Put your copy aside for a few days and read it later when you are fresh. Try these techniques to review your ad copy.
Utilize the “5 Second Test.” Show the ad copy to a few objective people. If they don’t understand it at a glance in about 5 seconds, it isn’t going to work if it goes out.
Don’t play with the body of your copy. Revise the big things. Make your headline more succinct and direct. Clarify your offer. Give direct ordering directives.
Outline all the negatives. What’s wrong with the headline? The call to action? The mood of the copy. The tone? Be brutal and honest.
Don’t get attached to particular pet phrases or words. This is not art, after all. It’s business. So if something needs to be changed, go ahead and do it.

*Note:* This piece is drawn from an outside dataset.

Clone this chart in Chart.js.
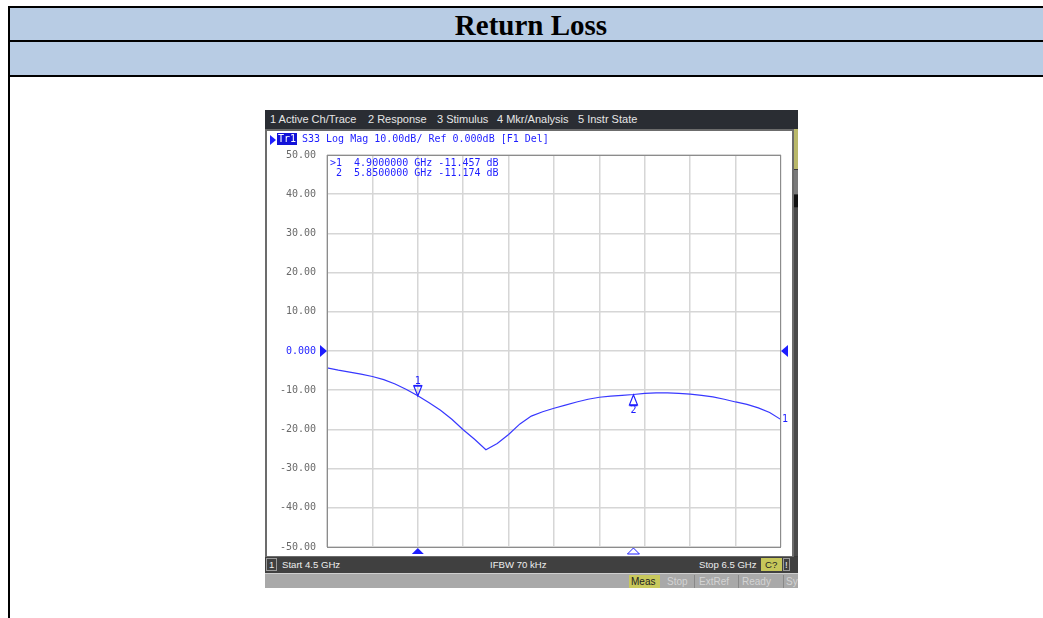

Consider one other way to write the ad copy. Even if you have a successful formula, there are always other ways that will work. If you keep an open mind, you just might find a better approach. Or you may discover improvements you can add.
Try the “Stop or Go Test” You should generally speak in the second person, using words such as `you` and `your`
And you should keep from speaking about yourself too much, with words such as “I,” “our and “we”. So, with a blue pen, circle all words referring to your audience.
Then, with a green pen, circle all words referring to you. If you see a lot of blues, your copy is a go. If you see a lot of green, stop and edit.
You have learned from this article that you cannot do copywriting… quickly.
That you cannot learn to write high-conversion headlines… quickly.
The central message is, if you want to be really good at copywriting, there is no “quickly”.
This copywriting thing is a muscle, it is a process. You need to train on it, you need to work on it, and every time you sit down at the keyboard you need to push yourself to be better than you were yesterday.
Otherwise, you will end up writing crap. And that’s not what your copy is to be called when it arrives before your targeted reader.
You have to follow the copywriting process to arrive at a successful copy, a copy that would be read to the end and desired action taken by your ideal reader.